From the material below, list every line containing "page".
Records for this exercise start
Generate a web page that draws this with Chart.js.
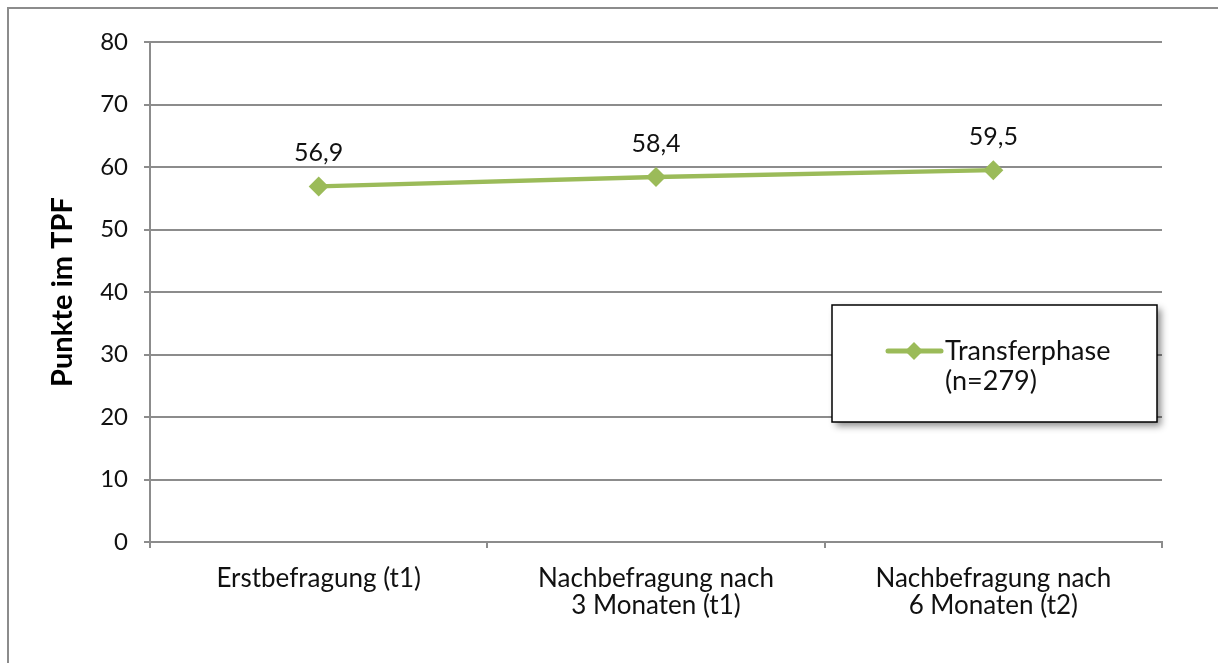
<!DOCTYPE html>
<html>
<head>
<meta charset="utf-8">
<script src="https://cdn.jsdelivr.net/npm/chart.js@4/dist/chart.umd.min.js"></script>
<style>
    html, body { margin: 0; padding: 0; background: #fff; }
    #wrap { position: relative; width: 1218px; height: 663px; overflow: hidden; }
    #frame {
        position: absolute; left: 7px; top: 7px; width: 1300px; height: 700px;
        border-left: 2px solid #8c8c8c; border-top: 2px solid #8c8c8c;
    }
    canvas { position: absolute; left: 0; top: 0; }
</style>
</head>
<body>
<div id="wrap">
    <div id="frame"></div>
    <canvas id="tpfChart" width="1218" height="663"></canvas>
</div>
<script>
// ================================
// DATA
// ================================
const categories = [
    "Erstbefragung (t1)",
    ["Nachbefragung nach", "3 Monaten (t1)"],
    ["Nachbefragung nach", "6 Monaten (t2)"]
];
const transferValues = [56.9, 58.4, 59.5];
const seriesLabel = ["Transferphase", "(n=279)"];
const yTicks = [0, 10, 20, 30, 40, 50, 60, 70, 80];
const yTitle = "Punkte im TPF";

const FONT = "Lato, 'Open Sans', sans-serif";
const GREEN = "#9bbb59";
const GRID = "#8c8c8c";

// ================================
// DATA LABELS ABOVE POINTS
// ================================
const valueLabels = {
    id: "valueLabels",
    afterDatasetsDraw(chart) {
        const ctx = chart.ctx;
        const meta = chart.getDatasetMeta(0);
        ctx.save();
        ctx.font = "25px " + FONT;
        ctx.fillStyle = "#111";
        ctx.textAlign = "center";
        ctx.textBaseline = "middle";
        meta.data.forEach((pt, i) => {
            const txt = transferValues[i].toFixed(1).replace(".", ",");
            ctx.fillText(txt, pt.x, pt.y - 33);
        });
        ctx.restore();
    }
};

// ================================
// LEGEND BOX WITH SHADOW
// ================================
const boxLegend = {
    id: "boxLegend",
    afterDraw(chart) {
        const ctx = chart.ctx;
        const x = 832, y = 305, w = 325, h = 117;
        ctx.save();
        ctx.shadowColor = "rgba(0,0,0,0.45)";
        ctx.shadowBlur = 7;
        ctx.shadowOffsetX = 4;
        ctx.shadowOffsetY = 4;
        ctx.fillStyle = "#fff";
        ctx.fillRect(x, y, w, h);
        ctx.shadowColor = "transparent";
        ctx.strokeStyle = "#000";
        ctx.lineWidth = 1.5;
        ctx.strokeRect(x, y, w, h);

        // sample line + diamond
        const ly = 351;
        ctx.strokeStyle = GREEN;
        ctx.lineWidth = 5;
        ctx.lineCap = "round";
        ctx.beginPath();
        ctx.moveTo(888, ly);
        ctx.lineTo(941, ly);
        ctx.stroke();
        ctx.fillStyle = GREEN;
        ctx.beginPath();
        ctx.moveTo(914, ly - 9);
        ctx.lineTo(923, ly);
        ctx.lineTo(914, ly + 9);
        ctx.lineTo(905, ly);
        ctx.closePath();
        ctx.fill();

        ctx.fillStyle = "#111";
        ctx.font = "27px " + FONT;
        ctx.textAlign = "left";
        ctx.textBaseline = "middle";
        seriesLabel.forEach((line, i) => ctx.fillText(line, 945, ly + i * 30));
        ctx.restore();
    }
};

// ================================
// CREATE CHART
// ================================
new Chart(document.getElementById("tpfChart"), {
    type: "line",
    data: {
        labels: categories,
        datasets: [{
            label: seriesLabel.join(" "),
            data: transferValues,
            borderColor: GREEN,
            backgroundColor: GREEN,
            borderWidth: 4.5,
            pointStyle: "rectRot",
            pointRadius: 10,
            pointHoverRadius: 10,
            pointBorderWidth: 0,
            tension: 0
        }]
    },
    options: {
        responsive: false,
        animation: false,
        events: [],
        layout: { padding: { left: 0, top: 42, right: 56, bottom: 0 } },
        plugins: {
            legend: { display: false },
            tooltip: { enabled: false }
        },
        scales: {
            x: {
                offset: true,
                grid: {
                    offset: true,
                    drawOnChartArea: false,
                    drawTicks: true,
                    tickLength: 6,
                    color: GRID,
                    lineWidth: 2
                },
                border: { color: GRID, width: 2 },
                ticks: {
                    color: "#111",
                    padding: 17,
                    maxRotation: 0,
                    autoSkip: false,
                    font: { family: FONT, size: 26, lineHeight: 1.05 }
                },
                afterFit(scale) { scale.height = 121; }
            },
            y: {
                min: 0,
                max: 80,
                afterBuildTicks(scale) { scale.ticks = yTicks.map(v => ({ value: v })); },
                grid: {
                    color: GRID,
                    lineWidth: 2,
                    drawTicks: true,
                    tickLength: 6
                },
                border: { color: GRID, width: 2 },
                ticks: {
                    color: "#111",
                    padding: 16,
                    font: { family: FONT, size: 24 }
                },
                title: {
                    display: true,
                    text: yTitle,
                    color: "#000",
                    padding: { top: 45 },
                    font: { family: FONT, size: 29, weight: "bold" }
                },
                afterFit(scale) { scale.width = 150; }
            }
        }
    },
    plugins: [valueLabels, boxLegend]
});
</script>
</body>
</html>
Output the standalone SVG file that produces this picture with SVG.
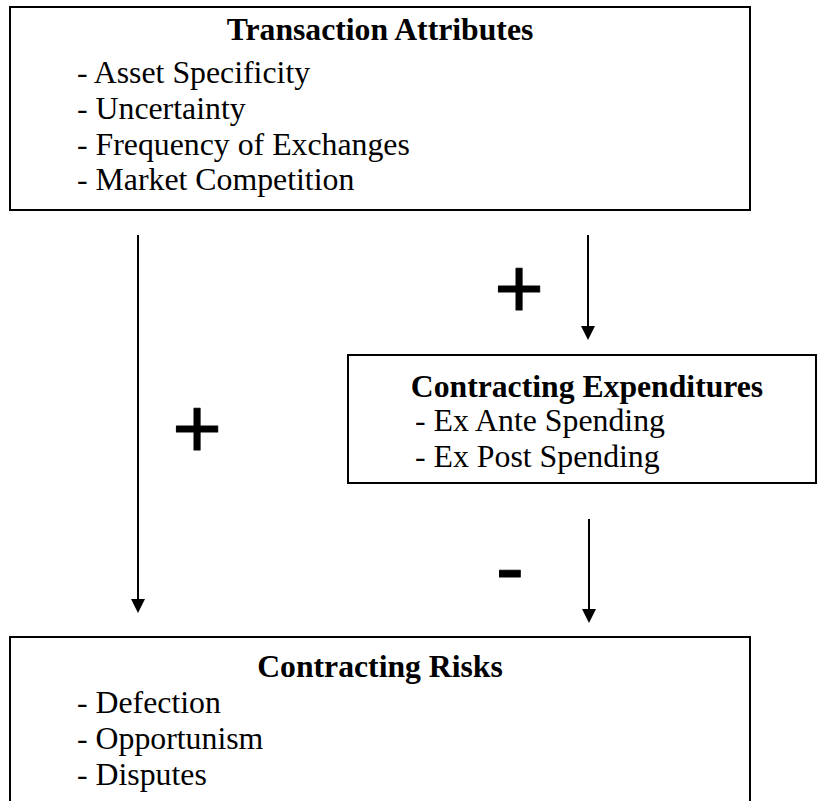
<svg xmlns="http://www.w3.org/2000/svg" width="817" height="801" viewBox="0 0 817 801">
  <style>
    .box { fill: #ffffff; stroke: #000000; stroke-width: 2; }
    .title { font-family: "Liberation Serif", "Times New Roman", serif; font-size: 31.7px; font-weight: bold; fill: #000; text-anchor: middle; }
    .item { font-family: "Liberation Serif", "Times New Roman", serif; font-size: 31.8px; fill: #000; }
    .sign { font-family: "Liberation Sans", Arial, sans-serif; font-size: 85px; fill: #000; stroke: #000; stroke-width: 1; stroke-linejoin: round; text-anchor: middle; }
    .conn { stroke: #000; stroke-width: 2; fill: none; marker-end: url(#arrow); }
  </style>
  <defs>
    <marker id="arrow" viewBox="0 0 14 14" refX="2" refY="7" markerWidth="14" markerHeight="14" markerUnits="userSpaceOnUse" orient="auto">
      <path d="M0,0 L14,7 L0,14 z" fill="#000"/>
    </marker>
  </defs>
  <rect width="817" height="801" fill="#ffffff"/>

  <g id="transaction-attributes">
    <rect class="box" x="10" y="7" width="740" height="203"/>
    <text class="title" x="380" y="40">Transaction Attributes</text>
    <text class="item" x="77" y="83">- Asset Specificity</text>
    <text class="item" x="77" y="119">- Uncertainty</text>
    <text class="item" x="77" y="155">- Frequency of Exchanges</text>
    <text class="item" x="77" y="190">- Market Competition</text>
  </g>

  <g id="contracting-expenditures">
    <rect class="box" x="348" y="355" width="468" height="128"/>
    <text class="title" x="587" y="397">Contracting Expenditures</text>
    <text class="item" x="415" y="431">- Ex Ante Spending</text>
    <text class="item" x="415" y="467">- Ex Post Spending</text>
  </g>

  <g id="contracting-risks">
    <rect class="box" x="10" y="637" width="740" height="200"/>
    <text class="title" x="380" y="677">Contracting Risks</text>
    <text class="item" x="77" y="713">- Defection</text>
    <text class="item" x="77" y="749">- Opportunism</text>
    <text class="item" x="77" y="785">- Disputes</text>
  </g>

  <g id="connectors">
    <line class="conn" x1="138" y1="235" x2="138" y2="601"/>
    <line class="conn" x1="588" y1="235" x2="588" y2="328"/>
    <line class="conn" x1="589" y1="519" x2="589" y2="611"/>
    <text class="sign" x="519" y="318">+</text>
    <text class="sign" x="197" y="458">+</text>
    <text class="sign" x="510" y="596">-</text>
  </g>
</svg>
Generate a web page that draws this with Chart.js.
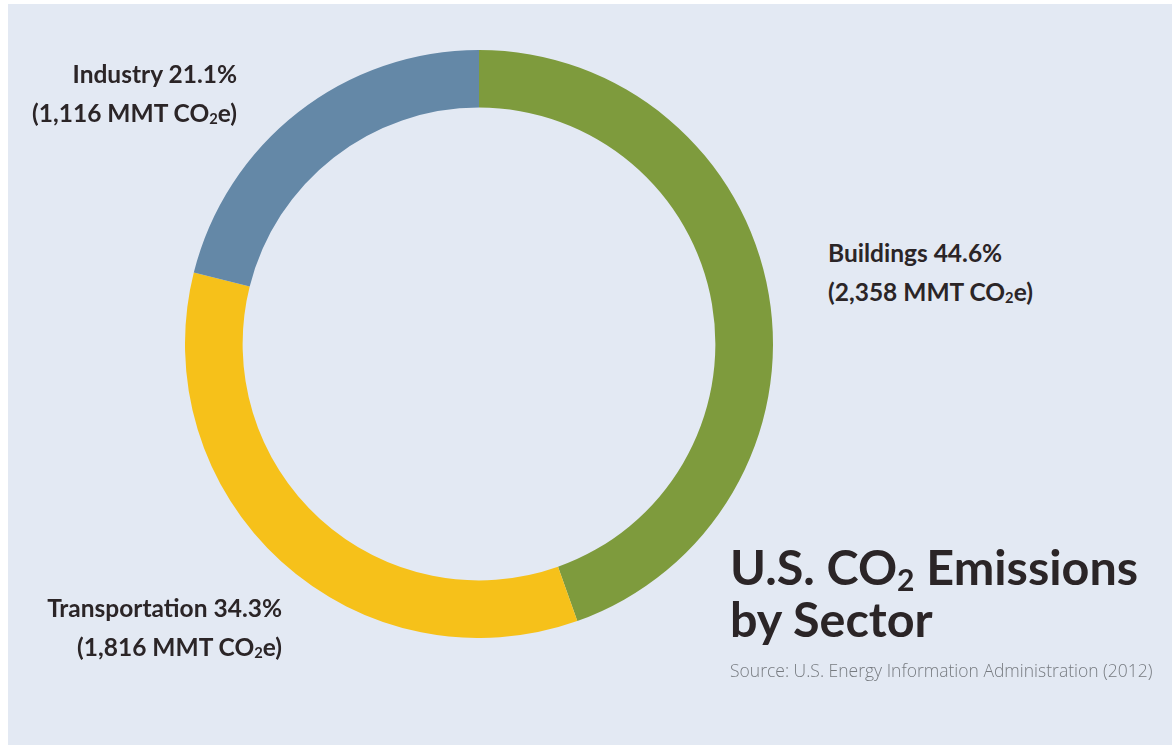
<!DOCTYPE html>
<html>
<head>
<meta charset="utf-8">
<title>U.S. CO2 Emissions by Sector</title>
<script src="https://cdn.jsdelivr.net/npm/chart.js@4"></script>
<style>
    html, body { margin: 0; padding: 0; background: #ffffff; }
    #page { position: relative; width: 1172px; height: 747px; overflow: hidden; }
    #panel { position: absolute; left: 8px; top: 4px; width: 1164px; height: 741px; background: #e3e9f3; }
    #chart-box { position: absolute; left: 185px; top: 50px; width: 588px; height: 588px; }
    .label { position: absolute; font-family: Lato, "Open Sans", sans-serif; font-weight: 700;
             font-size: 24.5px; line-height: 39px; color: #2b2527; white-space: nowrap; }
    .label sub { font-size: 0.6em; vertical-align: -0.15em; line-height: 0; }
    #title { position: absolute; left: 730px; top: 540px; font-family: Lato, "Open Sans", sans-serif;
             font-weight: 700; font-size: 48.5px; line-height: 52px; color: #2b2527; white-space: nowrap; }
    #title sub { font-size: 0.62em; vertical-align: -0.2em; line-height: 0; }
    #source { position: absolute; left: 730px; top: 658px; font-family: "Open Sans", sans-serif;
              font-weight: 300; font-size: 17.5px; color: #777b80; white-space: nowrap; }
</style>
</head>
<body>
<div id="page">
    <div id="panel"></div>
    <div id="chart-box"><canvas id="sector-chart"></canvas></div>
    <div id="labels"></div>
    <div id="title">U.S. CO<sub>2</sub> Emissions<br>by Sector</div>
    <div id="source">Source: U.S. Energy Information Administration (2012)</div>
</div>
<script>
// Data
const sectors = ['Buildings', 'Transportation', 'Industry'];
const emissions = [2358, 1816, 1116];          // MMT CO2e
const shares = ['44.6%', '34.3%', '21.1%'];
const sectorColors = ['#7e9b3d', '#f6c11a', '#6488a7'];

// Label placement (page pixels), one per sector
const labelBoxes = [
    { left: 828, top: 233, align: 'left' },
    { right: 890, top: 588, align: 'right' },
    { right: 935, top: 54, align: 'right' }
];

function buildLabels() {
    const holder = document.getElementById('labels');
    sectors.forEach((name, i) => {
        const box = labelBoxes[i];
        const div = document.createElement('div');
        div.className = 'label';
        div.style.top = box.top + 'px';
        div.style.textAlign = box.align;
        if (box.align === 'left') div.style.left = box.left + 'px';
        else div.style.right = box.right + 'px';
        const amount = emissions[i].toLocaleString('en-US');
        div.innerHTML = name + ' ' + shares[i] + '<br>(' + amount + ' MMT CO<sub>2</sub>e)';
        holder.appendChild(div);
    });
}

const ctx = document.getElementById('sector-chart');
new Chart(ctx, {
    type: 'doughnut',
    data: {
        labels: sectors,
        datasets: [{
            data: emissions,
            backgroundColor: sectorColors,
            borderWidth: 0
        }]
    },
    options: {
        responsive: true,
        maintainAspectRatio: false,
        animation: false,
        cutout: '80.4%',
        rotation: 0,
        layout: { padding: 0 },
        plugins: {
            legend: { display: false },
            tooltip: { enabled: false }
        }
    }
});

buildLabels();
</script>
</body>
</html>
Records for this exercise end
Finished exercise:
Generate a web page that draws this with Chart.js.
Generate a web page that draws this with Chart.js.
    #page { position: relative; width: 1172px; height: 747px; overflow: hidden; }
<div id="page">
// Label placement (page pixels), one per sector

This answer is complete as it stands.